P. Chabrol (Trésor) : "Treize fonds ont obtenu à date le nouveau label ISR immobilier"
Décideurs. Quelles sont les grandes lignes du label ISR appliquées à l’immobilier ?
Pierre Chabrol. Historiquement, le label ISR était dédié aux fonds de valeurs mobilières. Les fonds immobiliers ont souhaité en bénéficier. Les acteurs de cette industrie, Aspim en tête, ont ainsi travaillé pendant deux ans pour adapter le label ISR de 2016 aux spécificités de leur secteur. Un des principaux chantiers a consisté à définir les indicateurs de performance applicables à l’immobilier dans les domaines environnementaux, sociaux et de gouvernance. En définitif, un fonds immobilier doit adresser au minimum huit indicateurs, dont deux obligatoirement : la performance énergétique du bâtiment et ses émissions de gaz à effet de serre. Les critères en matière sociale sont orientés vers le bien-être et le renforcement du confort tandis que ceux relatifs à la gouvernance porte sur les relations entre la société de gestion et ses parties prenantes.
Comment les immeubles anciens sont-ils traités ?
Le label ISR dédié à l’immobilier ne doit pas seulement porter sur les bâtiments récents. Il s’applique donc à ceux plus anciens avec l’objectif d’accompagner leur adaptation aux nouvelles exigences environnementales.
Où en est le déploiement de ce label ?
La publication de la nouvelle version du cahier des charges du label incluant l’immobilier a pris un peu plus de temps que prévu. Elle est intervenue en juillet dernier pour une entrée en vigueur le 23 octobre. Le label est octroyé par trois entités indépendantes, EY, Deloitte et l’Afnor. Elles-mêmes sont certifiées par le Cofrac. A date, treize fonds immobiliers détenus par neuf sociétés de gestion et totalisant un encourt global de 7,7 milliards d’euros ont été labellisés.
"Un dossier doit respecter l’ensemble des prescriptions figurant dans les six piliers du label"
Quel est le processus pour l’obtenir ?
Une société doit déposer un dossier pour chaque fond. Ce document doit respecter l’ensemble des prescriptions figurant dans les six piliers du label. Premièrement, les objectifs recherchés par le véhicule doivent être clairement exposés aux épargnants. Le deuxième pilier consiste à mettre en place une méthodologie d’analyse et de notation des actifs immobiliers au regard des critères ESG. Le troisième pilier concerne la prise en compte de ces aspects environnementaux, sociaux et de gouvernance dans la construction du portefeuille. Les fonds doivent fournir un inventaire complet de leurs actifs sous gestion chaque année et exposer la manière dont chaque immeuble est évalué. La société doit par ailleurs prouver qu’elle a une politique d’engagement ESG vis-à-vis de ses parties prenantes. Le cinquième pilier concerne le renforcement de la transparence vis-à-vis des investisseurs. Enfin, le dernier point concerne le suivi des performances ESG du portefeuille. La société de gestion doit ainsi démontrer que des progrès ont été réalisés année après année.

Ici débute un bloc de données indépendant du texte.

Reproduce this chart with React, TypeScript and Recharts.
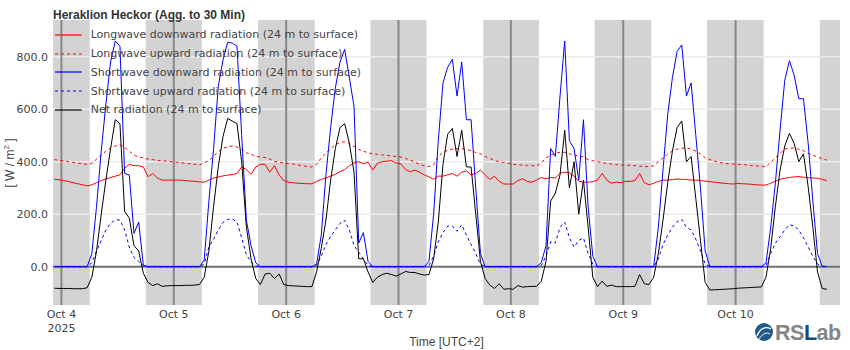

Combien de temps faut-il compter pour obtenir le label ?
Les premiers fonds l’ont obtenu rapidement en décembre 2020 mais ce sera très variable d’un dossier à l’autre car certaines sociétés de gestion sont déjà bien préparées tandis que le processus sera itératif pour d’autres.
Quelles sont les ambitions de l’Etat ?
Initialement, l’Etat a eu pour mission de s’assurer que le label soit créé avec l’exigence minimale nécessaire en termes de transparence et de fiabilité. Le développement de la gestion en matière d’ISR et d’ESG va nous amener à aller plus loin dans ce degré d’exigence. Le ministre de l’Economie a missionné fin 2020 l’Inspection générale des finances pour auditer le label ISR dans son ensemble. Son rapport pourrait conduire à une modernisation de la gouvernance et de la substance du label. Mais nous devons trouver le bon équilibre entre le temps nécessaire pour que les sociétés de gestion s’emparent pleinement de la version du cahier des charges publiée en 2020 et notre cap stratégique.